Special Reports

A Week in the Social Media Life of Le Poisson Rouge

September 3, 2013 | By usan Elliott

“Social media is HUGE for us” says the Club’s marketing exec

Le Poisson Rouge has become THE place to perform in New York since it first opened in 2008. The intimate venue (seats 250 plus 140 in the bar area) has hosted everything from a four-night run of the Coronation of Poppea and an Elliott Carter Memorial to Japanese sludge metal titans Boris and a punk-rock marching band, marching between the tables. Its very mission is to “bring different genres to different ears” and it has sparked a huge number of similar clubs around the city.

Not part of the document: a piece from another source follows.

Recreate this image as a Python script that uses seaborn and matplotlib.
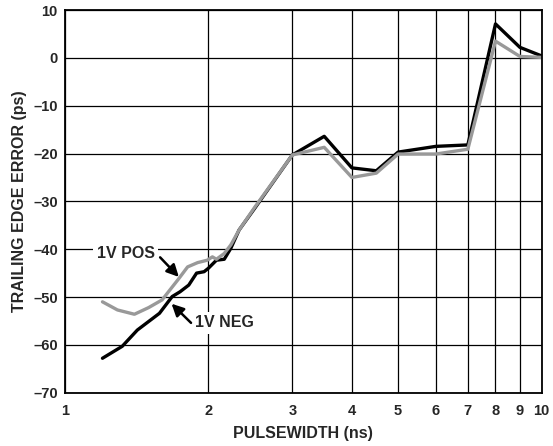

Just as LPR, as it is affectionately known, curates its music programs with care, so does it curate its social media content, explains Dustin Nelson, director of marketing and membership. “Social media is HUGE for us,” he says, adding that it accounts for about 60% of his marketing budget in staff time. “It is integrated into everything we do. Every campaign, every show. We’re constantly creating content,” he says, putting artist interviews on their YouTube Channel, running photo contests on Instagram, tweeting newly confirmed shows. (LPR streams its shows live on
the web.)

LPR’s graphics and social media posts are all pretty zany in tone, and that’s no accident. Here’s a section of their web site known as “Our Favorite Flyers” whose components show up on all of their social media platforms as they’re posted.

Because of its size, LPR doesn’t have to jump through multiple bureaucratic hoops for content approvals. That enables spontaneity (especially on Twitter), but otherwise Nelson and his twoperson team (plus one half-timer for Tumblr) adhere to a regular schedule, “so that our followers know when to look for what kind of information.”

LPR on Facebook

Monday: Post week’s concert schedule
Tuesday: Post list of free shows for members.
Wednesday, Thursday, Saturday, and Sunday: Specific posts about upcoming shows, highlighting their uniqueness.
Friday: Post list of shows announced since the previous Friday.

“All events get their own event page,” says Nelson, “and we usually throw up a couple of photo galleries each week.”

On Tuesdays, LPR lists weekly shows that are free to members on its Facebook page.

LPR on Google Plus
Google Plus tends to be the same as Facebook, says Nelson, who adds that LPR has been experimenting with different communities. “We’re administrating one right now on live streaming concerts from around the world. I’m not sure where this will go, but we’re interested to see.”

LPR on Tumblr
Tumblr gets updated daily with news about upcoming shows, usually in the form of a video or fun photo. Nelson says he pulled money from his ad budget to hire a part-timer, who spends most of his time on Tumblr.

LPR on Instagram
LPR takes advantage of Throwback Thursdays and on other days invites fans to posts show photos they’ve taken. “We also have a monthly contest on Instagram, where people can take any photo they’ve shot during a show and tag it #LiveAtLPR.” It automatically gets entered into the contest. “Every month we do a roundup of the photos on our blog, post them on Instagram and Tumblr, and give the winner a membership or a free T-shirt.”

LPR on Twitter
LPR’s Twitter account is open pretty much 24/7, although noon to one is the regular daily time slot. Nelson runs a weekly ticket giveaway and posts a “flash discount” across several platforms for four or five hours before a particular show. “It’s more about rewarding people who follow us than selling tickets.

LPR posts its “flash discounts” across several of its social media platforms.

While Nelson assigns each staff member to monitor a specific platform (with some cross pollination); he handles Twitter personally. “I like to monitor that stuff very closely,” he says. “In the last hour I’ve had six people send over questions on Twitter that I’ve responded to,” most of them about the evening’s show. “If you aren’t responding to folks, you aren’t using social media for what it’s for. It’s social! Otherwise, you’re just yelling into the ether.”

Nelson estimates he spends about 90 minutes a day responding to Tweets, much of it on his smartphone and on his own time. He’s a fan of HootSuite for tracking and scheduling posts.